Many organizations are also staffing up in states to coordinate spending from the $1.2 trillion infrastructure law to ensure that governors don’t bungle what may amount to the Biden administration’s largest legislative accomplishment on climate.
Evergreen Action, an offshoot of Washington Gov. Jay Inslee’s short-lived climate-focused 2020 presidential run, hired staff in Michigan, Minnesota and Wisconsin to help them maximize clean energy investments from that law.
The Environmental Defense Fund has leaned into a states affairs program that works in Louisiana, Texas, North Carolina and nine other states, said Elizabeth Gore, the group’s senior vice president of political affairs. One of EDF’s major initiatives is shepherding infrastructure dollars.
“Work at the state level and the subnational level is going to continue and probably expand — and that’s going to happen regardless of the election and the makeup in Washington,” she said.
At the federal level, most advocates are hitching their hopes to EPA, saying the court’s ruling doesn’t take the agency totally out of the climate push.
However, the ruling does mean the agency may face better legal odds attacking greenhouse gases through other pathways, by fighting on the side of environmental justice groups trying to shut down pollution sources that pose health risks. It can do that by issuing regulations to tamp down on pollutants such as acid-rain-causing nitrogen oxides, control wastewater discharges from power plants and improve disposal of coal ash, a byproduct of burning coal for electricity.

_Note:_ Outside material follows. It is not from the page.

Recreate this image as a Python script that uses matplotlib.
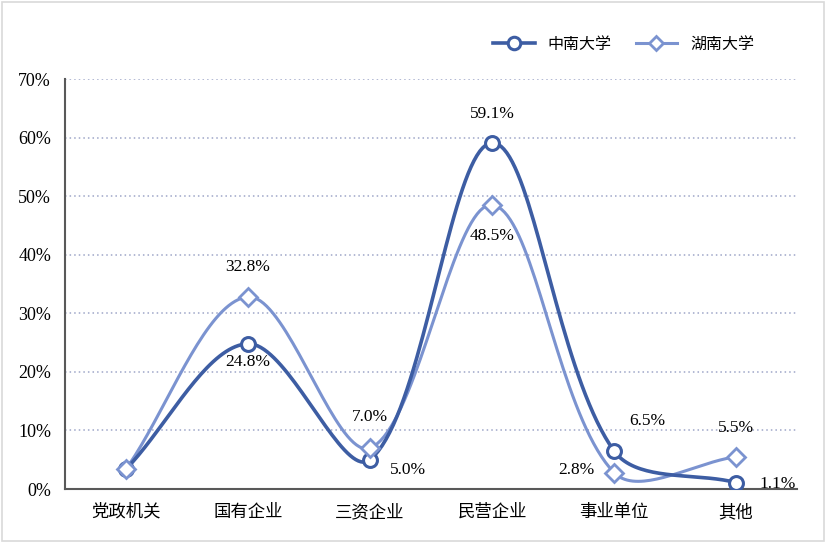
import numpy as np
import matplotlib.pyplot as plt
from matplotlib.patches import Rectangle

plt.rcParams['font.family'] = ['Noto Sans CJK SC', 'DejaVu Sans']

categories = ['党政机关', '国有企业', '三资企业', '民营企业', '事业单位', '其他']
csu = [3.4, 24.8, 5.0, 59.1, 6.5, 1.1]
hnu = [3.4, 32.8, 7.0, 48.5, 2.8, 5.5]
csu_labels = [None, '24.8%', '5.0%', '59.1%', '6.5%', '1.1%']
hnu_labels = [None, '32.8%', '7.0%', '48.5%', '2.8%', '5.5%']

c_csu = '#3d5da3'
c_hnu = '#7b93d0'


def smooth(x, y, yscale=0.048, n=40):
    # excel-like smoothed line: bezier with tangents scaled by segment length
    x = np.asarray(x, float)
    y = np.asarray(y, float) * yscale
    P = np.column_stack([x, y])
    m = len(P)
    seg = np.linalg.norm(np.diff(P, axis=0), axis=1)
    t = np.linspace(0, 1, n)
    out = []
    for i in range(m - 1):
        p0, p1 = P[i], P[i + 1]
        if i == 0:
            c1 = p0 + (p1 - p0) / 3
        else:
            d = P[i + 1] - P[i - 1]
            c1 = p0 + d * seg[i] / (seg[i - 1] + seg[i]) / 3
        if i == m - 2:
            c2 = p1 - (p1 - p0) / 3
        else:
            d = P[i + 2] - P[i]
            c2 = p1 - d * seg[i] / (seg[i] + seg[i + 1]) / 3
        b = ((1 - t) ** 3)[:, None] * p0 + (3 * (1 - t) ** 2 * t)[:, None] * c1 \
            + (3 * (1 - t) * t ** 2)[:, None] * c2 + (t ** 3)[:, None] * p1
        out.append(b)
    out = np.vstack(out)
    return out[:, 0], out[:, 1] / yscale


fig = plt.figure(figsize=(8.26, 5.43), dpi=100)
fig.patches.append(Rectangle((0.003, 0.004), 0.994, 0.992, transform=fig.transFigure,
                             fill=False, edgecolor='#d9d9d9', lw=1.2))
ax = fig.add_axes([0.0787, 0.0994, 0.8863, 0.7551])

x = np.arange(len(categories))
sx, sy = smooth(x, csu)
ax.plot(sx, sy, color=c_csu, lw=2.6, zorder=3)
ax.plot(x, csu, 'o', ms=10, mfc='white', mec=c_csu, mew=2.2, zorder=4)
hx, hy = smooth(x, hnu)
ax.plot(hx, hy, color=c_hnu, lw=2.2, zorder=2)
ax.plot(x, hnu, 'D', ms=9, mfc='white', mec=c_hnu, mew=2.0, zorder=4)

# legend handles with line through marker
h1, = ax.plot([], [], '-o', color=c_csu, lw=2.6, ms=9, mfc='white', mec=c_csu, mew=2.2)
h2, = ax.plot([], [], '-D', color=c_hnu, lw=2.2, ms=7, mfc='white', mec=c_hnu, mew=2.0)
fig.legend([h1, h2], ['中南大学', '湖南大学'], loc='center', bbox_to_anchor=(0.755, 0.918),
           ncol=2, frameon=False, fontsize=11.5, handlelength=2.6, columnspacing=1.5)

serif = {'family': 'Liberation Serif', 'size': 12.5}
csu_off = [None, (0, -18), (38, -10), (0, 29), (33, 30), (42, -1)]
hnu_off = [None, (0, 30), (0, 31), (0, -31), (-38, 3), (0, 29)]
for i in range(len(categories)):
    if csu_labels[i]:
        ax.annotate(csu_labels[i], (x[i], csu[i]), xytext=csu_off[i], textcoords='offset pixels',
                    ha='center', va='center', **serif)
    if hnu_labels[i]:
        ax.annotate(hnu_labels[i], (x[i], hnu[i]), xytext=hnu_off[i], textcoords='offset pixels',
                    ha='center', va='center', **serif)

ax.set_xlim(-0.5, len(categories) - 0.5)
ax.set_ylim(0, 70)
ax.set_yticks(range(0, 71, 10))
ax.set_yticklabels([f'{v}%' for v in range(0, 71, 10)], family='Liberation Serif', fontsize=13)
ax.set_xticks(x)
ax.set_xticklabels(categories, fontsize=12.5)
ax.tick_params(axis='y', length=0, pad=10)
ax.tick_params(axis='x', length=0, pad=10)
ax.grid(axis='y', linestyle=(0, (1, 2)), color='#9ea6c8', lw=1.1)
ax.set_axisbelow(True)
for s in ['top', 'right']:
    ax.spines[s].set_visible(False)
ax.spines['left'].set_color('#595959')
ax.spines['bottom'].set_color('#595959')
ax.spines['left'].set_linewidth(1.5)
ax.spines['bottom'].set_linewidth(1.5)

fig.savefig('out.png', dpi=100)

“Power plant by power plant, the agency is going to have to go after these polluters, which is a really inefficient and challenging way to do it,” Huffman said.
Taken together, these kinds of rules could push power companies to replace their coal- and gas-burning plants with cleaner sources of energy.
“If some of these facilities decide that is not worth investing in and you get an expedited retirement, that’s the best tool for reducing greenhouse gas emissions,” EPA Administrator Michael Regan told reporters in March, hinting at the new strategy. The agency is expected to issue its separate proposals for regulating greenhouse gas emissions at existing and new power plants in March 2023. It plans to reconsider national standards for soot in March 2023 and for ozone in April 2023.
While Regan has hinted at deploying more health-based standards to achieve carbon reductions, his agency has been slow to issue major rules. It has not issued final rules on coal-fired power plants, natural gas-fired power plants, heavy duty vehicles or methane emissions from oil and gas production. And environmentalists broadly criticized the one rule it has issued, on light-duty vehicles, as weaker than California’s standards.
People close to the White House see EPA playing a major role with “full backing from the White House,” said Podesta, whom Obama brought into the White House to revive a moribund climate strategy. Still, the implications of the court’s decision leave “very little confidence” in future federal greenhouse gas regulations surviving the court, he said.
“That doesn’t mean they should stop from acting. But there’s no way I think to bulletproof regulations from a very activist extremist court,” Podesta said.
Alex Guillen contributed to this report.